My overall read on “cute” applied to attractiveness is that it describes that meeting-place where dress, hair, or makeup recalls youthful innocence while also accentuating sexuality. Why is it that pigtails and a flared skirt is “cute” on a baby girl or teen cheerleader, and that same “girlish” look is sold to adult women as “sexy” by Halloween retailers? It gives me the creeps.

What’s your experience? I’ve also been knee-deep in this from a criminological perspective. From visiting Vermont’s correctional facilities over the last two years as a legislator and poring over crime statistics, I can report the obvious—domestic violence is one of the most common offenses for men. Just because it’s obvious, we should not be complacent about this, particularly when we see how many adult, female offenders started off as underage victims. It’s estimated that one in three women experience sexual assault in their lifetime. May this circle be broken.

How do you count the daily, non-criminal indignities? My friend Isabel, 25, and I caught up on the phone yesterday. She was still reeling from a customer comment. Explaining that he’d been watching from inside as she felled a huge cedar tree between his garage and house, the customer came out to offer the following “compliment.” He said, “I have to be honest, I had absolutely no faith in you.” He had no such comment for Isabel’s male arborist co-workers. She felt icky.

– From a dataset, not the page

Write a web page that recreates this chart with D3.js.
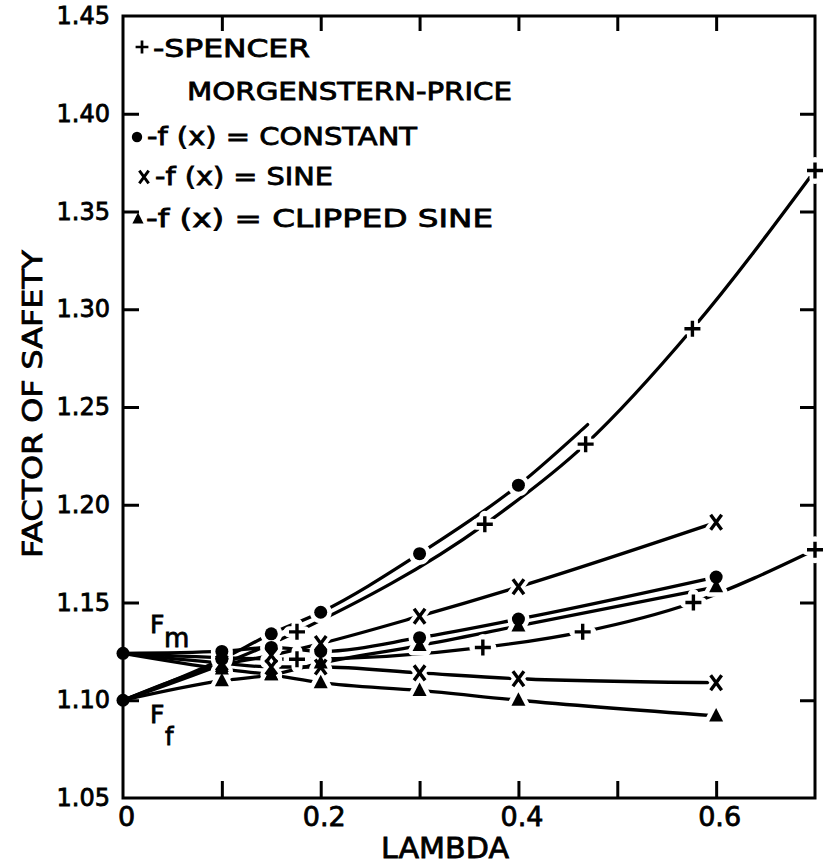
<!DOCTYPE html>
<html>
<head>
<meta charset="utf-8">
<script src="https://cdn.jsdelivr.net/npm/d3@7/dist/d3.min.js"></script>
<style>
  html, body { margin: 0; padding: 0; background: #fff; }
  svg { display: block; }
  text { font-family: "DejaVu Sans", sans-serif; fill: #000; stroke: #000; stroke-width: 0.8px; }
</style>
</head>
<body>
<svg id="chart" width="823" height="866"></svg>
<script>
// ---------------- DATA ----------------
const startLambda = 0;
const startFm = 1.124;
const startFf = 1.100;

const mpLambda = [0.1, 0.15, 0.2, 0.3, 0.4, 0.6];

const constFfLambda = [0.1, 0.15, 0.2, 0.3, 0.4];
const constFf = [1.121, 1.134, 1.145, 1.175, 1.210];
const constFfEnd = [0.47, 1.241];          // curve drawn past the last marker
const constFm = [1.125, 1.127, 1.125, 1.132, 1.1415, 1.163];

const sineFf = [1.118, 1.123, 1.129, 1.143, 1.158, 1.191];
const sineFm = [1.119, 1.117, 1.117, 1.114, 1.111, 1.109];

const clipFf = [1.110, 1.113, 1.119, 1.128, 1.138, 1.158];
const clipFm = [1.116, 1.113, 1.109, 1.105, 1.100, 1.092];

const spencerFfLambda = [0.176, 0.366, 0.468, 0.576, 0.70];
const spencerFf = [1.135, 1.190, 1.231, 1.290, 1.371];
const spencerFmLambda = [0.176, 0.364, 0.465, 0.577, 0.70];
const spencerFm = [1.121, 1.127, 1.135, 1.150, 1.177];

const yTickValues = [1.05, 1.10, 1.15, 1.20, 1.25, 1.30, 1.35, 1.40, 1.45];
const yMinorTicks = [1.10, 1.15, 1.20, 1.25, 1.30, 1.35, 1.40];
const xLabelValues = [0, 0.2, 0.4, 0.6];
const xMinorTicks = [0.1, 0.2, 0.3, 0.4, 0.5, 0.6];

const xTitle = "LAMBDA";
const yTitle = "FACTOR OF SAFETY";
const legendLines = ["-SPENCER", "MORGENSTERN-PRICE", "-f (x) = CONSTANT", "-f (x) = SINE", "-f (x) = CLIPPED  SINE"];

// ---------------- SETUP ----------------
const svg = d3.select("#chart");
svg.append("rect").attr("width", 823).attr("height", 866).attr("fill", "#fff");

const x = d3.scaleLinear().domain([0, 0.7]).range([123, 815]);
const y = d3.scaleLinear().domain([1.05, 1.45]).range([798, 16]);

const zip = (ls, vs) => ls.map((l, i) => [l, vs[i]]);

const series = [
  { type: "dot",   pts: zip(constFfLambda, constFf), start: startFf, tail: constFfEnd },
  { type: "dot",   pts: zip(mpLambda, constFm),      start: startFm },
  { type: "x",     pts: zip(mpLambda, sineFf),       start: startFf },
  { type: "x",     pts: zip(mpLambda, sineFm),       start: startFm },
  { type: "tri",   pts: zip(mpLambda, clipFf),       start: startFf },
  { type: "tri",   pts: zip(mpLambda, clipFm),       start: startFm },
  { type: "plus",  pts: zip(spencerFfLambda, spencerFf), start: startFf },
  { type: "plus",  pts: zip(spencerFmLambda, spencerFm), start: startFm }
];

// ---------------- FRAME & AXES ----------------
svg.append("rect")
  .attr("x", x(0)).attr("y", y(1.45))
  .attr("width", x(0.7) - x(0)).attr("height", y(1.05) - y(1.45))
  .attr("fill", "none").attr("stroke", "#000").attr("stroke-width", 3);

function styleTicks(g) {
  g.select(".domain").remove();
  g.selectAll(".tick line").attr("stroke", "#000").attr("stroke-width", 3);
  g.selectAll(".tick text").remove();
}
svg.append("g").attr("transform", `translate(0,${y(1.05)})`)
  .call(d3.axisBottom(x).tickValues(xMinorTicks).tickSizeInner(-17).tickSizeOuter(0)).call(styleTicks);
svg.append("g").attr("transform", `translate(0,${y(1.45)})`)
  .call(d3.axisTop(x).tickValues(xMinorTicks).tickSizeInner(-15).tickSizeOuter(0)).call(styleTicks);
svg.append("g").attr("transform", `translate(${x(0)},0)`)
  .call(d3.axisLeft(y).tickValues(yMinorTicks).tickSizeInner(-16).tickSizeOuter(0)).call(styleTicks);
svg.append("g").attr("transform", `translate(${x(0.7)},0)`)
  .call(d3.axisRight(y).tickValues(yMinorTicks).tickSizeInner(-15).tickSizeOuter(0)).call(styleTicks);

// tick labels via axes
const yLab = svg.append("g").attr("transform", `translate(${x(0) - 10},0)`)
  .call(d3.axisLeft(y).tickValues(yTickValues).tickSize(0).tickFormat(d3.format(".2f")));
yLab.select(".domain").remove();
yLab.selectAll(".tick text").attr("font-size", 24).attr("fill", "#000")
  .style("font-family", '"DejaVu Sans", sans-serif');

const xLab = svg.append("g").attr("transform", `translate(3,${y(1.05) + 6})`)
  .call(d3.axisBottom(x).tickValues(xLabelValues).tickSize(0)
    .tickFormat(d => d === 0 ? "0" : d3.format(".1f")(d)));
xLab.select(".domain").remove();
xLab.selectAll(".tick text").attr("font-size", 27).attr("fill", "#000")
  .style("font-family", '"DejaVu Sans", sans-serif');

// axis titles
svg.append("text").attr("x", 445).attr("y", 858).attr("text-anchor", "middle")
  .attr("font-size", 29).attr("textLength", 128).attr("lengthAdjust", "spacingAndGlyphs")
  .text(xTitle);
svg.append("text").attr("transform", "translate(42,404) rotate(-90)").attr("text-anchor", "middle")
  .attr("font-size", 27).attr("textLength", 308).attr("lengthAdjust", "spacingAndGlyphs")
  .text(yTitle);

// ---------------- CURVES ----------------
const line = d3.line().x(d => x(d[0])).y(d => y(d[1])).curve(d3.curveMonotoneX);
const curveG = svg.append("g");
series.forEach(s => {
  const pts = [[startLambda, s.start], ...s.pts];
  if (s.tail) pts.push(s.tail);
  curveG.append("path").attr("d", line(pts))
    .attr("fill", "none").attr("stroke", "#000").attr("stroke-width", 3.3)
    .attr("stroke-linecap", "round");
});

// ---------------- MARKERS ----------------
const markerPath = {
  plus: "M-8,0H8M0,-8V8",
  x: "M-5.5,-7.5L5.5,7.5M5.5,-7.5L-5.5,7.5",
  tri: "M0,-8L7,5.5H-7Z"
};
function drawMarker(g, type, cx, cy, halo, scale = 1) {
  const t = `translate(${cx},${cy}) scale(${scale})`;
  const col = halo ? "#fff" : "#000";
  if (type === "dot") {
    g.append("circle").attr("cx", cx).attr("cy", cy).attr("r", 6.5 * scale)
      .attr("fill", col).attr("stroke", halo ? "#fff" : "none").attr("stroke-width", halo ? 9 : 0);
  } else if (type === "tri") {
    g.append("path").attr("d", markerPath.tri).attr("transform", t)
      .attr("fill", col).attr("stroke", halo ? "#fff" : "none").attr("stroke-width", halo ? 9 : 0)
      .attr("stroke-linejoin", "round");
  } else {
    g.append("path").attr("d", markerPath[type]).attr("transform", t)
      .attr("fill", "none").attr("stroke", col).attr("stroke-width", halo ? 11 : 3.4)
      .attr("stroke-linecap", halo ? "round" : "butt");
  }
}
const haloG = svg.append("g");
const markG = svg.append("g");
series.forEach(s => {
  s.pts.forEach(p => drawMarker(haloG, s.type, x(p[0]), y(p[1]), true));
});
series.forEach(s => {
  s.pts.forEach(p => drawMarker(markG, s.type, x(p[0]), y(p[1]), false));
});
// common starting points at lambda = 0
[startFm, startFf].forEach(v => drawMarker(markG, "dot", x(startLambda), y(v), false));

// ---------------- F_m / F_f LABELS ----------------
svg.append("text").attr("x", 150).attr("y", 633).attr("font-size", 25).text("F");
svg.append("text").attr("x", 164).attr("y", 647).attr("font-size", 26).text("m");
svg.append("text").attr("x", 150).attr("y", 723).attr("font-size", 25).text("F");
svg.append("text").attr("x", 165).attr("y", 745).attr("font-size", 24).text("f");

// ---------------- LEGEND ----------------
const leg = svg.append("g");
drawMarker(leg, "plus", 142, 47, false, 0.8);
leg.append("text").attr("x", 153).attr("y", 57).attr("font-size", 25)
  .attr("textLength", 157).attr("lengthAdjust", "spacingAndGlyphs").text(legendLines[0]);
leg.append("text").attr("x", 187).attr("y", 100).attr("font-size", 25)
  .attr("textLength", 325).attr("lengthAdjust", "spacingAndGlyphs").text(legendLines[1]);
drawMarker(leg, "dot", 137, 137, false, 0.8);
leg.append("text").attr("x", 147).attr("y", 145).attr("font-size", 25)
  .attr("textLength", 270).attr("lengthAdjust", "spacingAndGlyphs").text(legendLines[2]);
drawMarker(leg, "x", 144, 177, false, 0.85);
leg.append("text").attr("x", 155).attr("y", 185).attr("font-size", 25)
  .attr("textLength", 178).attr("lengthAdjust", "spacingAndGlyphs").text(legendLines[3]);
drawMarker(leg, "tri", 138, 219, false, 0.8);
leg.append("text").attr("x", 146).attr("y", 227).attr("font-size", 25)
  .attr("textLength", 347).attr("lengthAdjust", "spacingAndGlyphs").text(legendLines[4]);
</script>
</body>
</html>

I described my concern about “cuteness” to her.  “As a woman I feel both infantilized and objectified at the same time,” she agreed. She noted the customer has a daughter, but that didn’t make him immune from casual, unaware sexism. It made me recall other instances I’ve heard from Isabel and other women where men fall back on personal attacks. Instead of simply admitting that they might be wrong, or that they might have an honest disagreement, or simply that they’re perplexed, the fall-back is to attack her and her intelligence, often in belittling, girlish terms.

It’s not helping that our media disappears actresses over a certain age and tabloids obsess over how quickly mothers can erase from their bodies that they have given life.

It’s a free country—act and dress “cute” in any way you want. But I bet it would both reduce sex crime and improve our mental health if we could get our media to break the constant idolizing of youthful bodies. What if we leave kids to be “cute,” and see women (and men) as intelligent, insightful, and beautiful on whatever terms they choose? For ideas on how to dad like that, I went to the vegetable garden, and came back with this—cuddle cotyledons, but don’t coddle them.

Cotyledons are those very first leaves to emerge from a germinating seed—picture a bean sprout and those first two bean-shaped leaves. Like the seed itself, cotyledons are small, smooth, round and longish. They’re cute!

Pumpkin cotyledons, and the hands of the father and son who planted them, are seen in this photo of our pumpkin patch. The first “true leaves” of the plant are barely visible in the plant on the left.

The cotyledons take the seed’s endosperm—its caloric inheritance—and turn it into an engine of photosynthesis. The very next leaf the plant grows, and every leaf thereafter, takes the form of a “true leaf,” one not constrained by the seed. The “true leaves” of a pumpkin are beautiful—toothed, hairy, and huge—but not cute.

Before long, the cotyledons senesce. Their chlorophyll is reallocated. The leaves yellow and fall off. All that remains is the axil, the leaf-stem connection point. Then, this too fades.

My 12-year-old is crossing thresholds that separate men from boys, like going into seventh grade, weeding the pumpkin patch, and, well—ask him. It’s his life.

I often miss the one-year-old with whom I’d play on the brook ice in the gathering dark of January, feeling like we could never run out of laughter. “I love you,” I would say to him. He would look me back full in the eyes, smile, and say “Ime.” It sounded much like “I’m,” but with a more drawn-out “I.” What I heard, unmistakably, was, “I love you.”

That’s one toddlerism I remember, of many already forgotten. I’m both celebrating and grieving these memories. I’ve saved some of his baby clothes, but to put them on him would be as unthinkable as squeezing a pumpkin vine back into a seed. 

Expecting Birdie, one thing I’m sure of is that she’ll be too cute for words in these onesies we’re stockpiling. But parenting isn’t about always being sure. I’ll need to keep growing, too, as I learn what she needs to grow up and express her true self.